Wow. I see this post as much more than a novel critique of the Chinese Room. More even than an observation on the reality behind communication (which I agree with Sam it is). If I understood it correctly it's a direct challenge to the Turing Test itself.

If understanding communication can be so problematic, then what value is there in an Intelligence test based on it? We should probably be thankful that any kind of meaningful communication (between human intelligences) is possible at all and just leave it at that.

This, to me, leads in two directions. One is to further explore how our internal Theory of Mind (that which allows us to model mental states of others and predict behavior) relates to communication potential and our ability to ascribe Intelligence to other beings based on it.
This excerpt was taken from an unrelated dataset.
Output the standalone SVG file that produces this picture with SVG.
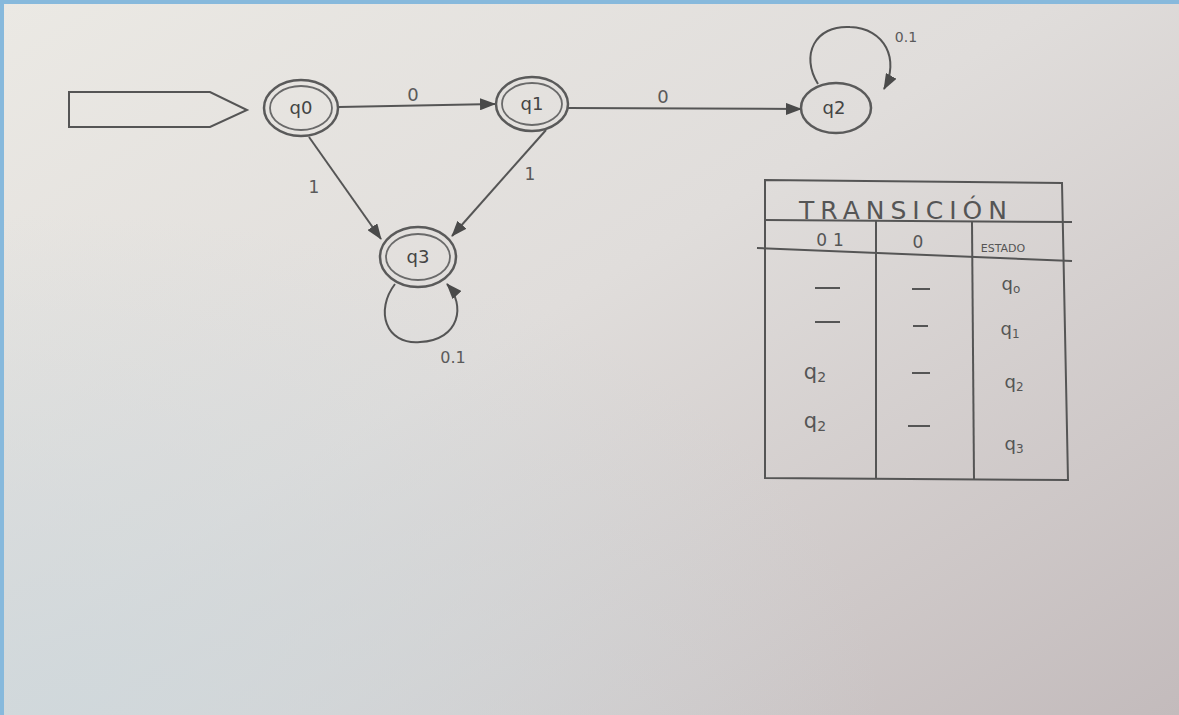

The other is to follow up on the implications for communication itself. Some people have actually embraced the idea that communication, particularly text, is a problematic endeavor. I believe it was Yale critic Harrold Bloom who first advanced the idea that all strong readings of text are actually mis-readings (in "Anxiety of Influence", if my memory serves). It may be that the "narrative-driven recipe for Gazpacho" (btw -- one of my favorite lines from the post) is actually more useful and interesting than the intended discourse on STNG.

So much to think about. So little mental bandwidth. I need a meta-cortex.

alicia said...

When i read this post i felt like i did when i had to read being and time in college. either you are so smart that your observations are beyond my pee-brain comprehension or you just don't make any sense.

a third possibility is that i only sleep 4 hours a night so i am now crazy from sleep deprivation and unable to comprehend anything.